• DATA SHOWN:
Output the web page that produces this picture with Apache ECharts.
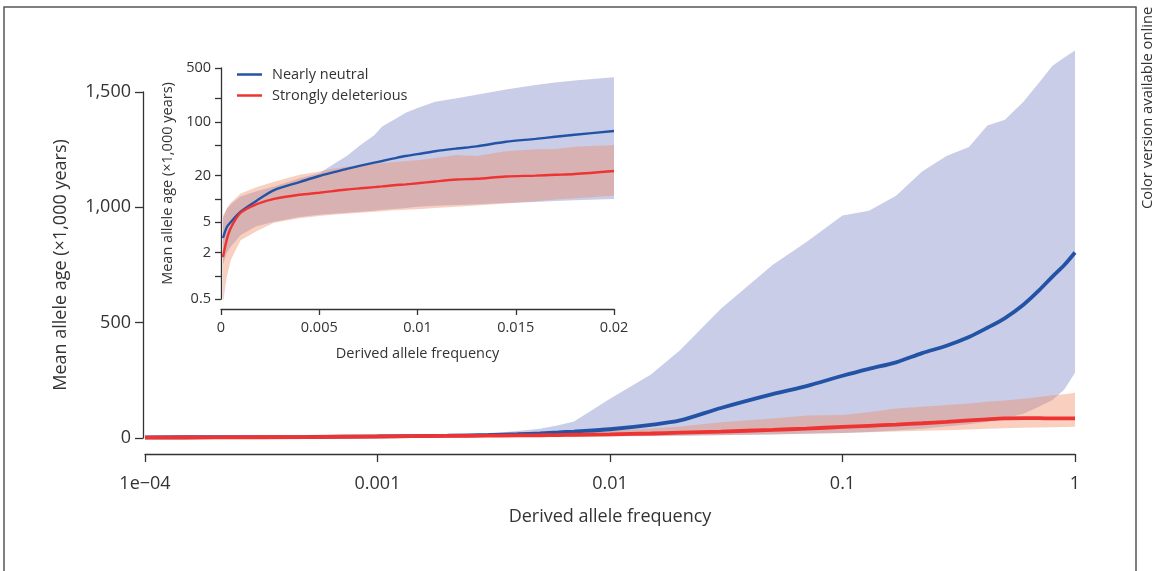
<!DOCTYPE html>
<html>
<head>
<meta charset="utf-8">
<script src="https://cdn.jsdelivr.net/npm/echarts@6/dist/echarts.min.js"></script>
<style>
  html, body { margin: 0; padding: 0; background: #fff; }
  #chart { width: 1165px; height: 571px; }
</style>
</head>
<body>
<div id="chart"></div>
<script>
// main panel (log x)
const mainFreq = [0.0001, 0.0002, 0.0005, 0.001, 0.002, 0.003, 0.004, 0.005, 0.006, 0.007, 0.01, 0.015, 0.02, 0.03, 0.05, 0.07, 0.1, 0.13, 0.17, 0.22, 0.28, 0.35, 0.42, 0.5, 0.6, 0.7, 0.8, 0.9, 1.0];
const mainNeutral = [3, 3.5, 5, 7, 10, 13, 16.5, 20, 24, 28, 38, 57, 76, 130, 190, 225, 270, 300, 328, 368, 400, 438, 478, 520, 578, 640, 700, 750, 804];
const mainNeutralLo = [1.4, 1.8, 2.4, 3.4, 4.5, 5.1, 5.7, 6.2, 6.6, 6.9, 7.9, 8.8, 10, 12, 15, 18, 22, 26, 32, 40, 50, 60, 70, 85, 105, 135, 165, 210, 283];
const mainNeutralHi = [5.6, 7, 8.5, 10.7, 14, 20, 30, 40, 55, 72, 170, 275, 380, 560, 750, 850, 965, 985, 1050, 1155, 1223, 1262, 1355, 1380, 1458, 1540, 1614, 1650, 1680];
const mainDel = [1.75, 2.5, 4.2, 6.6, 9, 10, 11.3, 12, 13, 14, 16, 19.5, 23, 28, 35, 41, 48, 53, 58, 64, 70, 76, 81, 85, 86, 86, 85, 85, 85];
const mainDelLo = [0.45, 1, 1.6, 2.9, 4, 5, 5.6, 6, 6.3, 6.6, 7.3, 8.7, 11, 13, 16, 19, 22, 25, 28, 31, 34, 37, 40, 42, 44, 45, 47, 48, 49];
const mainDelHi = [6, 7.5, 9, 11.7, 15, 17, 20.5, 22.6, 25, 27, 32, 41, 50, 68, 85, 98, 100, 112, 128, 135, 143, 150, 157, 163, 170, 178, 185, 190, 196];

// inset panel (linear x, log y)
const insetFreq = [0.0001, 0.0003, 0.0005, 0.001, 0.0018, 0.0027, 0.004, 0.005, 0.0057, 0.0064, 0.0071, 0.0078, 0.0082, 0.0088, 0.0094, 0.01, 0.0109, 0.012, 0.013, 0.0145, 0.016, 0.017, 0.018, 0.02];
const insetNeutral = [3.1, 4.3, 5.0, 6.8, 9.4, 13, 16.5, 19.8, 22, 24.5, 27, 29.5, 31, 33.5, 36, 38, 41.5, 45, 48, 55, 60, 64, 68, 76];
const insetNeutralLo = [1.4, 2.0, 2.4, 3.4, 4.4, 5.05, 5.8, 6.2, 6.4, 6.6, 6.8, 7.0, 7.2, 7.4, 7.6, 7.9, 8.1, 8.3, 8.5, 8.8, 9.1, 9.4, 9.6, 9.95];
const insetNeutralHi = [5.6, 7.5, 8.5, 10.7, 12.5, 14.5, 18.5, 21.5, 28, 36, 50, 67, 87, 106, 131, 151, 182, 202, 225, 262, 300, 323, 345, 378];
const insetDel = [1.75, 3.0, 4.2, 6.6, 8.5, 10, 11.3, 12, 12.6, 13.2, 13.7, 14.2, 14.5, 15, 15.4, 15.9, 16.8, 17.8, 18.2, 19.5, 20, 20.5, 21, 23];
const insetDelLo = [0.45, 0.98, 1.6, 2.9, 3.8, 4.9, 5.6, 6, 6.2, 6.4, 6.6, 6.8, 6.9, 7.1, 7.2, 7.3, 7.6, 7.9, 8.2, 8.7, 9.3, 9.8, 10.2, 11];
const insetDelHi = [6, 7.5, 8.9, 11.7, 14.1, 16.7, 20.5, 22.6, 24.5, 26, 27.5, 28.5, 29, 30, 31, 31.8, 34, 37, 36, 41.6, 44, 44.5, 47.5, 50];

const mainYTicks = [0, 500, 1000, 1500];
const mainXTickLabels = ["1e\u221204", "0.001", "0.01", "0.1", "1"];
const insetXTickLabels = ["0", "0.005", "0.01", "0.015", "0.02"];
const insetYTicks = [0.5, 1, 2, 5, 10, 20, 50, 100, 200, 500];
const insetYLabels = [0.5, 2, 5, 20, 100, 500];

const FONT = "Open Sans";
const TXT = "#333";
const BLUE = "#2353a5";
const RED = "#ee3333";
const BLUE_BAND = "#c9cde8";
const RED_BAND = "rgba(240,138,98,0.4)";

function zip(xs, ys) {
  return xs.map((x, i) => [x, ys[i]]);
}

// band polygon built from data through the axis scales
function bandSeries(xs, lo, hi, color, xi, yi) {
  return {
    type: "custom",
    xAxisIndex: xi,
    yAxisIndex: yi,
    clip: false,
    silent: true,
    data: xs.map((x, i) => [x, lo[i], hi[i]]),
    renderItem: function (params, api) {
      if (params.dataIndex !== 0) return;
      const top = xs.map((x, i) => api.coord([x, hi[i]]));
      const bottom = xs.map((x, i) => api.coord([x, lo[i]])).reverse();
      return {
        type: "polygon",
        shape: { points: top.concat(bottom) },
        style: { fill: color },
      };
    },
  };
}

function lineSeries(name, xs, ys, color, width, xi, yi) {
  return {
    name: name,
    type: "line",
    xAxisIndex: xi,
    yAxisIndex: yi,
    data: zip(xs, ys),
    symbol: "none",
    smooth: 0.3,
    clip: false,
    lineStyle: { color: color, width: width },
    itemStyle: { color: color },
    z: 3,
  };
}

function axisLine() {
  return { show: true, onZero: false, lineStyle: { color: TXT, width: 1.3 } };
}
function axisTick(len, extra) {
  return Object.assign({ show: true, length: len, lineStyle: { color: TXT, width: 1.3 } }, extra || {});
}

const chart = echarts.init(document.getElementById("chart"), null, { renderer: "canvas" });

const option = {
  animation: false,
  backgroundColor: "#fff",
  textStyle: { fontFamily: FONT },
  legend: {
    data: ["Nearly neutral", "Strongly deleterious"],
    orient: "vertical",
    left: 232,
    top: 62,
    icon: "rect",
    itemWidth: 25,
    itemHeight: 2.5,
    itemGap: 6,
    textStyle: { fontFamily: FONT, fontSize: 14.5, color: TXT, padding: [0, 0, 0, 5] },
  },
  grid: [
    { left: 145, right: 90, top: 92, bottom: 133 },
    { left: 221, right: 551, top: 68, bottom: 272 },
  ],
  xAxis: [
    {
      type: "log",
      logBase: 10,
      min: 0.0001,
      max: 1,
      gridIndex: 0,
      offset: 16,
      axisLine: axisLine(),
      axisTick: axisTick(8),
      minorTick: { show: false },
      splitLine: { show: false },
      axisLabel: {
        fontFamily: FONT,
        fontSize: 18,
        color: TXT,
        margin: 21,
        formatter: (v) => mainXTickLabels[Math.round(Math.log10(v)) + 4],
      },
      name: "Derived allele frequency",
      nameLocation: "middle",
      nameGap: 54,
      nameTextStyle: { fontFamily: FONT, fontSize: 18, color: TXT },
    },
    {
      type: "value",
      min: 0,
      max: 0.02,
      interval: 0.005,
      gridIndex: 1,
      offset: 10,
      axisLine: axisLine(),
      axisTick: axisTick(6),
      splitLine: { show: false },
      axisLabel: {
        fontFamily: FONT,
        fontSize: 14.5,
        color: TXT,
        margin: 11,
        formatter: (v) => insetXTickLabels[Math.round(v / 0.005)],
      },
      name: "Derived allele frequency",
      nameLocation: "middle",
      nameGap: 37,
      nameTextStyle: { fontFamily: FONT, fontSize: 14.5, color: TXT },
    },
  ],
  yAxis: [
    {
      type: "value",
      min: mainYTicks[0],
      max: mainYTicks[mainYTicks.length - 1],
      interval: 500,
      gridIndex: 0,
      offset: 2,
      axisLine: axisLine(),
      axisTick: axisTick(8),
      splitLine: { show: false },
      axisLabel: {
        fontFamily: FONT,
        fontSize: 18,
        color: TXT,
        margin: 12,
        formatter: (v) => v.toLocaleString("en-US"),
      },
      name: "Mean allele age (\u00d71,000 years)",
      nameLocation: "middle",
      nameRotate: 90,
      nameGap: 73,
      nameTextStyle: { fontFamily: FONT, fontSize: 18, color: TXT },
    },
    {
      type: "log",
      logBase: 10,
      min: 0.5,
      max: 500,
      gridIndex: 1,
      axisLine: axisLine(),
      axisTick: axisTick(6, { customValues: insetYTicks }),
      minorTick: { show: false },
      splitLine: { show: false },
      axisLabel: {
        fontFamily: FONT,
        fontSize: 14.5,
        color: TXT,
        margin: 10,
        customValues: insetYLabels,
        formatter: (v) => String(+v.toPrecision(3)),
      },
      name: "Mean allele age (\u00d71,000 years)",
      nameLocation: "middle",
      nameRotate: 90,
      nameGap: 46,
      nameTextStyle: { fontFamily: FONT, fontSize: 14.5, color: TXT },
    },
  ],
  series: [
    bandSeries(mainFreq, mainNeutralLo, mainNeutralHi, BLUE_BAND, 0, 0),
    bandSeries(mainFreq, mainDelLo, mainDelHi, RED_BAND, 0, 0),
    lineSeries("Nearly neutral", mainFreq, mainNeutral, BLUE, 3.8, 0, 0),
    lineSeries("Strongly deleterious", mainFreq, mainDel, RED, 3.8, 0, 0),
    bandSeries(insetFreq, insetNeutralLo, insetNeutralHi, BLUE_BAND, 1, 1),
    bandSeries(insetFreq, insetDelLo, insetDelHi, RED_BAND, 1, 1),
    lineSeries("Nearly neutral", insetFreq, insetNeutral, BLUE, 2.4, 1, 1),
    lineSeries("Strongly deleterious", insetFreq, insetDel, RED, 2.4, 1, 1),
  ],
  graphic: [
    {
      type: "rect",
      shape: { x: 4, y: 7, width: 1132, height: 600 },
      style: { fill: "none", stroke: "#555", lineWidth: 1.5 },
      silent: true,
    },
    {
      type: "text",
      x: 1148,
      y: 209,
      rotation: Math.PI / 2,
      style: {
        text: "Color version available online",
        fontFamily: FONT,
        fontSize: 14.8,
        fill: TXT,
        align: "left",
        verticalAlign: "middle",
      },
      silent: true,
    },
  ],
};

chart.setOption(option);
</script>
</body>
</html>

• TASK INSTRUCTIONS: Exactly as written, please give again the lines from the beginning of the listing through the line containing "185, 190, 196];", inclusive, without any pictures.

• RESULT FOR THIS TASK:
Output the web page that produces this picture with Apache ECharts.
<!DOCTYPE html>
<html>
<head>
<meta charset="utf-8">
<script src="https://cdn.jsdelivr.net/npm/echarts@6/dist/echarts.min.js"></script>
<style>
  html, body { margin: 0; padding: 0; background: #fff; }
  #chart { width: 1165px; height: 571px; }
</style>
</head>
<body>
<div id="chart"></div>
<script>
// main panel (log x)
const mainFreq = [0.0001, 0.0002, 0.0005, 0.001, 0.002, 0.003, 0.004, 0.005, 0.006, 0.007, 0.01, 0.015, 0.02, 0.03, 0.05, 0.07, 0.1, 0.13, 0.17, 0.22, 0.28, 0.35, 0.42, 0.5, 0.6, 0.7, 0.8, 0.9, 1.0];
const mainNeutral = [3, 3.5, 5, 7, 10, 13, 16.5, 20, 24, 28, 38, 57, 76, 130, 190, 225, 270, 300, 328, 368, 400, 438, 478, 520, 578, 640, 700, 750, 804];
const mainNeutralLo = [1.4, 1.8, 2.4, 3.4, 4.5, 5.1, 5.7, 6.2, 6.6, 6.9, 7.9, 8.8, 10, 12, 15, 18, 22, 26, 32, 40, 50, 60, 70, 85, 105, 135, 165, 210, 283];
const mainNeutralHi = [5.6, 7, 8.5, 10.7, 14, 20, 30, 40, 55, 72, 170, 275, 380, 560, 750, 850, 965, 985, 1050, 1155, 1223, 1262, 1355, 1380, 1458, 1540, 1614, 1650, 1680];
const mainDel = [1.75, 2.5, 4.2, 6.6, 9, 10, 11.3, 12, 13, 14, 16, 19.5, 23, 28, 35, 41, 48, 53, 58, 64, 70, 76, 81, 85, 86, 86, 85, 85, 85];
const mainDelLo = [0.45, 1, 1.6, 2.9, 4, 5, 5.6, 6, 6.3, 6.6, 7.3, 8.7, 11, 13, 16, 19, 22, 25, 28, 31, 34, 37, 40, 42, 44, 45, 47, 48, 49];
const mainDelHi = [6, 7.5, 9, 11.7, 15, 17, 20.5, 22.6, 25, 27, 32, 41, 50, 68, 85, 98, 100, 112, 128, 135, 143, 150, 157, 163, 170, 178, 185, 190, 196];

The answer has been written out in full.